Report the number of lines where the string "chart" occurs, and write nothing else.

→ Given material:

+===+

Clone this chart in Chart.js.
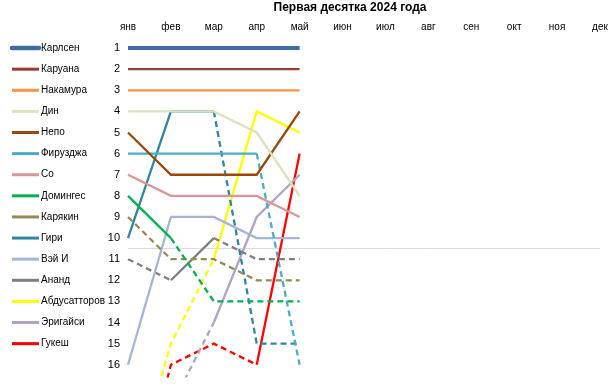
<!DOCTYPE html>
<html>
<head>
<meta charset="utf-8">
<script src="https://cdn.jsdelivr.net/npm/chart.js@4"></script>
<style>
  html, body { margin: 0; padding: 0; background: #fff; }
  #wrap { width: 615px; height: 392px; }
</style>
</head>
<body>
<div id="wrap"><canvas id="chart"></canvas></div>
<script>
// Месяцы и места в рейтинге
const months = ['янв', 'фев', 'мар', 'апр', 'май', 'июн', 'июл', 'авг', 'сен', 'окт', 'ноя', 'дек'];
const ranks = [1, 2, 3, 4, 5, 6, 7, 8, 9, 10, 11, 12, 13, 14, 15, 16];
const cutoff = 10.5;

// Места игроков по месяцам
const players = ['Карлсен', 'Каруана', 'Накамура', 'Дин', 'Непо', 'Фирузджа', 'Со', 'Домингес',
  'Карякин', 'Гири', 'Вэй И', 'Ананд', 'Абдусатторов', 'Эригайси', 'Гукеш'];
const karlsen = [1, 1, 1, 1, 1];
const caruana = [2, 2, 2, 2, 2];
const nakamura = [3, 3, 3, 3, 3];
const ding = [4, 4, 4, 5, 8];
const nepo = [5, 7, 7, 7, 4];
const firouzja = [6, 6, 6, 6, 16];
const so = [7, 8, 8, 8, 9];
const dominguez = [8, 10, 13, 13, 13];
const karjakin = [9, 11, 11, 12, 12];
const giri = [10, 4, 4, 15, 15];
const weiYi = [16, 9, 9, 10, 10];
const anand = [11, 12, 10, 11, 11];
const abdusattorov = [22, 15, 11, 4, 5];
const erigaisi = [null, 18, 14, 9, 7];
const gukesh = [24, 16, 15, 16, 6];

const series = [karlsen, caruana, nakamura, ding, nepo, firouzja, so, dominguez,
  karjakin, giri, weiYi, anand, abdusattorov, erigaisi, gukesh];

// Цвета линий
const colors = ['#3D6CA8', '#9B3B37', '#F79646', '#D7E4BD', '#984807', '#4BACC6', '#D99694', '#00B050',
  '#948A54', '#31859C', '#A5B5D6', '#7F7F7F', '#FFFF00', '#B3A2C7', '#FF0000'];

const FONT = '"Liberation Sans", Arial, sans-serif';

const datasets = series.map((values, i) => ({
  label: players[i],
  data: values,
  borderColor: colors[i],
  borderWidth: i === 0 ? 4 : 2.3,
  pointRadius: 0,
  tension: 0,
  segment: {
    // пунктир, если игрок вне первой десятки
    borderDash: ctx => ctx.p1.parsed.y > 10 ? [6, 4] : undefined
  }
}));

datasets.push({
  label: 'граница',
  data: months.map(() => cutoff),
  borderColor: '#D9D9D9',
  borderWidth: 1,
  pointRadius: 0
});

// Легенда слева, по уровням мест
const sideLegend = {
  id: 'sideLegend',
  afterDraw(chart) {
    const { ctx, scales: { y } } = chart;
    players.forEach((name, i) => {
      const py = y.getPixelForValue(ranks[i]);
      ctx.save();
      ctx.strokeStyle = colors[i];
      ctx.lineWidth = i === 0 ? 4.5 : 3;
      ctx.lineCap = i === 0 ? 'round' : 'butt';
      ctx.beginPath();
      ctx.moveTo(12, py);
      ctx.lineTo(39, py);
      ctx.stroke();
      ctx.fillStyle = '#000';
      ctx.font = '10px ' + FONT;
      ctx.textBaseline = 'middle';
      ctx.fillText(name, 41, py);
      ctx.restore();
    });
  }
};

new Chart(document.getElementById('chart'), {
  type: 'line',
  data: { labels: months, datasets: datasets },
  options: {
    responsive: true,
    maintainAspectRatio: false,
    animation: false,
    devicePixelRatio: 1,
    layout: { padding: { left: 100, right: 15, top: 0, bottom: 12 } },
    plugins: {
      legend: { display: false },
      tooltip: { enabled: false },
      title: {
        display: true,
        text: 'Первая десятка 2024 года',
        color: '#000',
        font: { family: FONT, size: 12, weight: 'bold' },
        padding: { top: 0, bottom: 4 }
      }
    },
    scales: {
      x: {
        position: 'top',
        offset: false,
        grid: { display: false, drawTicks: false },
        border: { display: false },
        ticks: { color: '#000', font: { family: FONT, size: 10 }, padding: 2, maxRotation: 0, autoSkip: false },
        afterFit: s => { s.height = 17; }
      },
      y: {
        reverse: true,
        min: 0.4,
        max: 16.6,
        grid: { display: false, drawTicks: false },
        border: { display: false },
        ticks: { color: '#000', font: { family: FONT, size: 11 }, padding: 8 },
        afterBuildTicks: s => { s.ticks = ranks.map(v => ({ value: v })); },
        afterFit: s => { s.width = 28; }
      }
    }
  },
  plugins: [sideLegend]
});
</script>
</body>
</html>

+===+

→ Answer to this problem:
6